One of the more strange protests came when a bunch of ladies dressed up like the women in the dystopian novel “A Handmaid’s Tale.”
I haven’t read the book or seen the movie, but I do know the movie stars the Scientologist who once starred in the television show “Mad Men.”
If they did a show about this Judiciary Committee hearing, I guess they would call “Man Men and Mad Women”.
It’s important to be mad in politics these days. And by mad, I mean both angry and crazy.
And that works for both sides of the aisle.
Talking about being both angry and crazy, Alex Jones made an appearance at another hearing at another Committee, this one focused on social media platforms like Facebook and Twitter.
Alex Jones, the conspiracy theorist, got in the face of Jack Dorsey of Twitter and got himself banned forever from that platform. He then got in the face of Marco Rubio and almost got himself decked.
How cool would that have been.
But I digress. Back to the hearing.
The Democrats seemed most exercised about the fact that they couldn’t get access to millions of emails that Mr. Kavanaugh sent when he was the staff secretary to President George W. Bush. They kept accused the Trump Administration of not providing those emails, but Trump had nothing to do with it.
And in any event, all the Democrats had to do was asked to make some of those emails deemed “Committee Confidential” to be released to the public and they would be.
Committee Confidential sounds like a new television show on the Biography Channel.
Cory “Spartacus” Booker could star in the first episode. Hedared Republicans to kick him out of the Senate for releasing some of these emails classified as confidential, but then it was revealed that those emails were given approved for public consumption the night before.
Kirk Douglass would be so proud.
Booker was both angry and crazy, so he fit in to the general motif of the political moment.

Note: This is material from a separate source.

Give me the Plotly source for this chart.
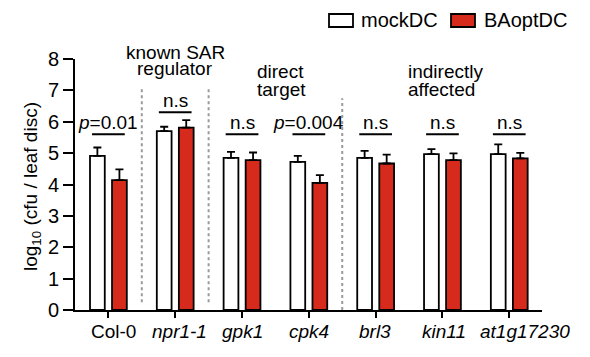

And while we are talking about being crazy mad, we can’t leave this week without talking about President Trump.
Let’s face it, he should be pretty pissed off right now.
After all, he had some high-ranking jackass with a God complex write an anonymous op-ed in Mr. Trump’s favorite newspaper that basically accused the President of Captain Queeg of Caine Mutiny fame.
If you haven’t read the book or seen the movie, do yourself a favor and get up to speed.
Good luck to any of those Republicans who see a path forward to removing the President from office. It ain’t going to happen.
No matter how much the political establishment hates Donald Trump (and the hatred runs deep on both sides of aisle), he is the duly elected President of the United States of America.
And you really can’t argue with the results. The economy is booming, ISIS is doomed, peace is breaking out with North Korea and we have a trade deal with Mexico.
In many ways. Trump is like Bill Belichick. The press hates him, he has funny hair, he is always accused of cheating, and he keeps winning.
I hear that Tom Brady wants to go another five years. That means he will retire in year 7 of the Trump Administration.
I may not be tired of winning, but I am tired of weeks like this.